Vergeire: PH cannot maintain community quarantines

Health Undersecretary Maria Rosario Vergeire said Monday the country could not maintain the strict community quarantines being implemented to prevent the spread of COVID-19.

Vergeire stressed out that implementing strict community quarantines measures is not the only way to stops virus transmission, noting continued lockdowns would affect the Philippine economy.


“There had been studies, even experts are saying that we cannot maintain these strict measures being implemented in the country, as they say, it is not the only intervention for this pandemic,” she said in an interview on CNN Philippines.

“Our economic managers are already saying if we continue to have these strict measures, there would be a lot who are going to be hungry and other diseases will become evident,” Vergeire added when asked about possible more relaxed community measures in the Philippines beginning September.

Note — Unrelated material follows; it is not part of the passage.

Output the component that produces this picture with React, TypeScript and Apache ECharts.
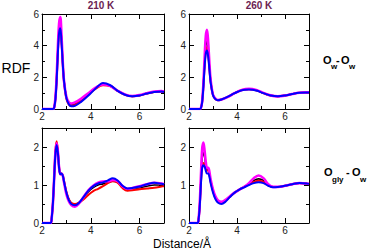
import React, { useEffect, useRef } from "react";
import * as echarts from "echarts";

// ---- data ----
const distOw = [2.0, 2.45, 2.5, 2.55, 2.6, 2.65, 2.7, 2.75, 2.8, 2.85, 2.9, 3.0, 3.1, 3.2, 3.35, 3.6, 3.9, 4.2, 4.5, 4.8, 5.1, 5.4, 5.7, 6.0, 6.3, 6.6, 6.9, 7.0];
const ow210Black = [0, 0, 0.1, 0.65, 1.9, 3.7, 5.0, 5.3, 4.3, 2.9, 1.8, 0.72, 0.36, 0.28, 0.33, 0.58, 0.95, 1.32, 1.55, 1.45, 1.13, 0.9, 0.8, 0.86, 0.98, 1.08, 1.1, 1.08];
const ow210Red = [0, 0, 0.1, 0.62, 1.85, 3.6, 4.95, 5.25, 4.3, 2.9, 1.75, 0.65, 0.28, 0.2, 0.25, 0.52, 0.9, 1.28, 1.5, 1.45, 1.15, 0.9, 0.8, 0.85, 0.98, 1.08, 1.1, 1.08];
const ow210Magenta = [0, 0, 0.1, 0.7, 2.0, 3.9, 5.4, 5.8, 4.6, 3.0, 1.8, 0.75, 0.42, 0.35, 0.42, 0.65, 1.0, 1.35, 1.55, 1.45, 1.15, 0.92, 0.82, 0.88, 1.0, 1.1, 1.13, 1.1];
const ow210Blue = [0, 0, 0.1, 0.6, 1.8, 3.5, 4.8, 5.1, 4.2, 2.9, 1.8, 0.7, 0.3, 0.17, 0.2, 0.45, 0.85, 1.3, 1.65, 1.5, 1.15, 0.9, 0.8, 0.85, 0.98, 1.08, 1.1, 1.08];

const ow260Black = [0, 0, 0.08, 0.48, 1.5, 2.9, 4.0, 4.3, 3.7, 2.7, 1.8, 0.88, 0.63, 0.56, 0.6, 0.75, 1.0, 1.2, 1.25, 1.18, 1.0, 0.85, 0.8, 0.85, 0.95, 1.03, 1.05, 1.05];
const ow260Red = [0, 0, 0.08, 0.46, 1.45, 2.75, 3.7, 3.9, 3.45, 2.6, 1.75, 0.88, 0.63, 0.56, 0.6, 0.75, 1.0, 1.2, 1.24, 1.18, 1.0, 0.85, 0.8, 0.85, 0.95, 1.03, 1.05, 1.05];
const ow260Magenta = [0, 0, 0.08, 0.5, 1.6, 3.2, 4.6, 5.0, 4.2, 2.9, 1.85, 0.9, 0.65, 0.57, 0.6, 0.75, 1.0, 1.2, 1.27, 1.2, 1.02, 0.86, 0.8, 0.85, 0.95, 1.03, 1.05, 1.05];
const ow260Blue = [0, 0, 0.08, 0.45, 1.4, 2.65, 3.5, 3.7, 3.3, 2.5, 1.7, 0.87, 0.62, 0.55, 0.6, 0.76, 1.0, 1.19, 1.23, 1.17, 1.0, 0.85, 0.8, 0.85, 0.95, 1.03, 1.05, 1.05];

const distGly = [2.0, 2.35, 2.4, 2.45, 2.5, 2.55, 2.6, 2.65, 2.7, 2.75, 2.8, 2.85, 2.9, 3.0, 3.1, 3.2, 3.35, 3.5, 3.7, 3.9, 4.1, 4.3, 4.5, 4.7, 4.9, 5.1, 5.3, 5.5, 5.7, 6.0, 6.3, 6.6, 6.9, 7.0];
const gly210Black = [0, 0, 0.15, 0.55, 1.2, 1.85, 2.1, 1.88, 1.47, 1.29, 1.3, 1.25, 1.1, 0.8, 0.62, 0.52, 0.48, 0.53, 0.67, 0.82, 0.93, 1.0, 1.03, 1.07, 1.1, 1.07, 0.96, 0.9, 0.9, 0.93, 0.97, 1.0, 1.0, 1.0];
const gly210Red = [0, 0, 0.15, 0.55, 1.22, 1.9, 2.15, 1.9, 1.48, 1.3, 1.3, 1.26, 1.12, 0.82, 0.63, 0.53, 0.5, 0.53, 0.62, 0.74, 0.84, 0.9, 0.97, 1.05, 1.1, 1.06, 0.92, 0.85, 0.86, 0.89, 0.91, 0.93, 0.96, 0.97];
const gly210Magenta = [0, 0, 0.15, 0.55, 1.2, 1.85, 2.1, 1.88, 1.46, 1.28, 1.3, 1.25, 1.08, 0.76, 0.57, 0.47, 0.43, 0.5, 0.68, 0.86, 0.98, 1.06, 1.09, 1.1, 1.13, 1.1, 0.97, 0.9, 0.92, 0.97, 1.02, 1.06, 1.04, 1.02];
const gly210Blue = [0, 0, 0.15, 0.55, 1.2, 1.8, 2.05, 1.85, 1.45, 1.28, 1.3, 1.25, 1.1, 0.8, 0.6, 0.5, 0.47, 0.52, 0.68, 0.85, 0.97, 1.04, 1.07, 1.12, 1.18, 1.12, 0.98, 0.91, 0.92, 0.96, 1.02, 1.06, 1.03, 1.02];

const gly260Black = [0, 0, 0.1, 0.5, 1.15, 1.7, 1.85, 1.75, 1.5, 1.4, 1.4, 1.3, 1.12, 0.86, 0.68, 0.58, 0.54, 0.58, 0.69, 0.8, 0.88, 0.95, 1.03, 1.12, 1.16, 1.12, 1.0, 0.95, 0.95, 0.98, 1.02, 1.05, 1.04, 1.03];
const gly260Red = [0, 0, 0.1, 0.48, 1.1, 1.5, 1.58, 1.55, 1.45, 1.38, 1.38, 1.28, 1.1, 0.84, 0.66, 0.56, 0.52, 0.57, 0.69, 0.8, 0.88, 0.95, 1.02, 1.08, 1.11, 1.08, 0.99, 0.95, 0.95, 0.98, 1.02, 1.05, 1.04, 1.03];
const gly260Magenta = [0, 0, 0.12, 0.55, 1.3, 1.95, 2.12, 1.9, 1.6, 1.45, 1.45, 1.35, 1.15, 0.88, 0.7, 0.6, 0.56, 0.6, 0.7, 0.8, 0.88, 0.95, 1.05, 1.18, 1.25, 1.18, 1.02, 0.95, 0.95, 0.98, 1.02, 1.05, 1.04, 1.03];
const gly260Blue = [0, 0, 0.1, 0.46, 1.05, 1.45, 1.52, 1.48, 1.38, 1.3, 1.3, 1.22, 1.05, 0.8, 0.63, 0.54, 0.5, 0.55, 0.68, 0.8, 0.88, 0.94, 1.0, 1.05, 1.07, 1.05, 0.98, 0.94, 0.95, 0.98, 1.02, 1.05, 1.04, 1.03];

const xTicks = [2, 4, 6];
const yTicksOw = [0, 2, 4, 6];
const yTicksGly = [0, 1, 2];
const panelTitles = ["210 K", "260 K"];

const colors = { black: "#000000", red: "#ff0000", magenta: "#ff00ff", blue: "#0000ff" };

const pair = (xs: number[], ys: number[]) => xs.map((x, i) => [x, ys[i]]);

export default function App() {
  const ref = useRef<HTMLDivElement>(null);
  useEffect(() => {
    if (!ref.current) return;
    const chart = echarts.init(ref.current, undefined, { renderer: "svg" });
    const grids = [
      { left: 42, top: 14, width: 122, height: 95 },
      { left: 189, top: 14, width: 120, height: 95 },
      { left: 42, top: 128, width: 122, height: 95 },
      { left: 189, top: 128, width: 120, height: 95 },
    ];
    const yMax = [6, 6, 2.5, 2.5];
    const yInt = [2, 2, 1, 1];
    const yLabels = [yTicksOw, yTicksOw, yTicksGly, yTicksGly];
    const font = "Liberation Sans";
    const tickStyle = { color: "#000", width: 1 };
    const mkX = (g: number, top: boolean) => ({
      type: "value",
      gridIndex: g,
      position: top ? "top" : "bottom",
      min: 2,
      max: 7,
      interval: 2,
      axisLine: { show: true, onZero: false, lineStyle: { color: "#000", width: 1 } },
      axisTick: { show: true, inside: true, length: 5, lineStyle: tickStyle },
      minorTick: { show: true, splitNumber: 2, length: 3, lineStyle: tickStyle },
      axisLabel: {
        show: !top,
        margin: 2,
        fontSize: 10,
        fontFamily: font,
        color: "#222",
        formatter: (v: number) => (xTicks.includes(v) ? String(v) : ""),
      },
      splitLine: { show: false },
    });
    const mkY = (g: number, right: boolean) => ({
      type: "value",
      gridIndex: g,
      position: right ? "right" : "left",
      min: 0,
      max: yMax[g],
      interval: yInt[g],
      axisLine: { show: true, onZero: false, lineStyle: { color: "#000", width: 1 } },
      axisTick: { show: true, inside: true, length: 5, lineStyle: tickStyle },
      minorTick: { show: true, splitNumber: 2, length: 3, lineStyle: tickStyle },
      axisLabel: {
        show: !right,
        margin: 3,
        fontSize: 10,
        fontFamily: font,
        color: "#222",
        formatter: (v: number) => (yLabels[g].includes(v) ? String(v) : ""),
      },
      splitLine: { show: false },
    });
    const xAxes = [0, 1, 2, 3].map((g) => mkX(g, false)).concat([0, 1, 2, 3].map((g) => mkX(g, true)));
    const yAxes = [0, 1, 2, 3].map((g) => mkY(g, false)).concat([0, 1, 2, 3].map((g) => mkY(g, true)));

    const panels = [
      { xs: distOw, s: [ow210Black, ow210Red, ow210Magenta, ow210Blue] },
      { xs: distOw, s: [ow260Black, ow260Red, ow260Magenta, ow260Blue] },
      { xs: distGly, s: [gly210Black, gly210Red, gly210Magenta, gly210Blue] },
      { xs: distGly, s: [gly260Black, gly260Red, gly260Magenta, gly260Blue] },
    ];
    const cols = [colors.black, colors.red, colors.magenta, colors.blue];
    const widths = [1.6, 2, 2.6, 2];
    const series: any[] = [];
    panels.forEach((p, g) => {
      p.s.forEach((ys, k) => {
        series.push({
          type: "line",
          xAxisIndex: g,
          yAxisIndex: g,
          data: pair(p.xs, ys),
          smooth: 0.35,
          showSymbol: false,
          lineStyle: { color: cols[k], width: widths[k] },
          silent: true,
        });
      });
    });

    const boldTxt = (text: string, x: number, y: number, size: number) => ({
      type: "text",
      x,
      y,
      style: { text, fontSize: size, fontWeight: "bold", fontFamily: font, fill: "#000", textAlign: "left", textVerticalAlign: "middle" },
    });

    chart.setOption({
      animation: false,
      backgroundColor: "#fff",
      grid: grids.map((g) => ({ ...g, show: false })),
      xAxis: xAxes,
      yAxis: yAxes,
      series,
      graphic: [
        {
          type: "text",
          x: 101,
          y: 5,
          style: { text: panelTitles[0], fontSize: 10, fontWeight: "bold", fontFamily: font, fill: "#6b1d52", textAlign: "center", textVerticalAlign: "middle" },
        },
        {
          type: "text",
          x: 259,
          y: 5,
          style: { text: panelTitles[1], fontSize: 10, fontWeight: "bold", fontFamily: font, fill: "#6b1d52", textAlign: "center", textVerticalAlign: "middle" },
        },
        {
          type: "text",
          x: 16,
          y: 68,
          style: { text: "RDF", fontSize: 14, fontFamily: font, fill: "#000", textAlign: "center", textVerticalAlign: "middle" },
        },
        {
          type: "text",
          x: 182,
          y: 244,
          style: { text: "Distance/Å", fontSize: 12, fontFamily: font, fill: "#000", textAlign: "center", textVerticalAlign: "middle" },
        },
        boldTxt("O", 323, 60, 11),
        boldTxt("w", 331, 66, 8),
        boldTxt("-", 336, 60, 11),
        boldTxt("O", 341, 60, 11),
        boldTxt("w", 349, 66, 8),
        boldTxt("O", 324, 172, 11),
        boldTxt("gly", 332, 179, 8),
        boldTxt("-", 346, 172, 11),
        boldTxt("O", 352, 172, 11),
        boldTxt("w", 360, 179, 8),
      ],
    });
    return () => chart.dispose();
  }, []);
  return <div ref={ref} style={{ position: "absolute", left: 0, top: 0, width: 374, height: 251 }} />;
}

The DOH official added that following minimum health standards are still one of the best measures to prevent the further spread of COVID-19.


Health Secretary Francisco Duque III earlier said the country could no longer sustain stricter community quarantines due to its long-term effects on the economy.

“We can no longer afford to revert to a higher status of MECQ (modified enhanced community quarantine) or ECQ because that will irreversibly injure if not damage the economy beyond repair,” Duque said during the ceremonial launching of “Mask Para sa Masa” initiative in Quezon City.

Also read: Metro Manila mayors want 30-day GCQ extension


Philippine economy amid community quarantines

Acting Socioeconomic Planning Secretary and National Economic and Development Authority () chief Karl Kendrick Chua earlier said the Philippine economy is starting to “U-turn” amid the continuous increase of COVID-19 cases in the country.

The Philippine economy recorded its worst in 40 years after it shrank 16.5 percent in the second quarter.

The negative gross domestic product (GDP) from January to March and April to June also dragged the Philippines to a technical recession, the first time since 1991.

The economic contraction was blamed in the long months of lockdown to control the spread of coronavirus in the country.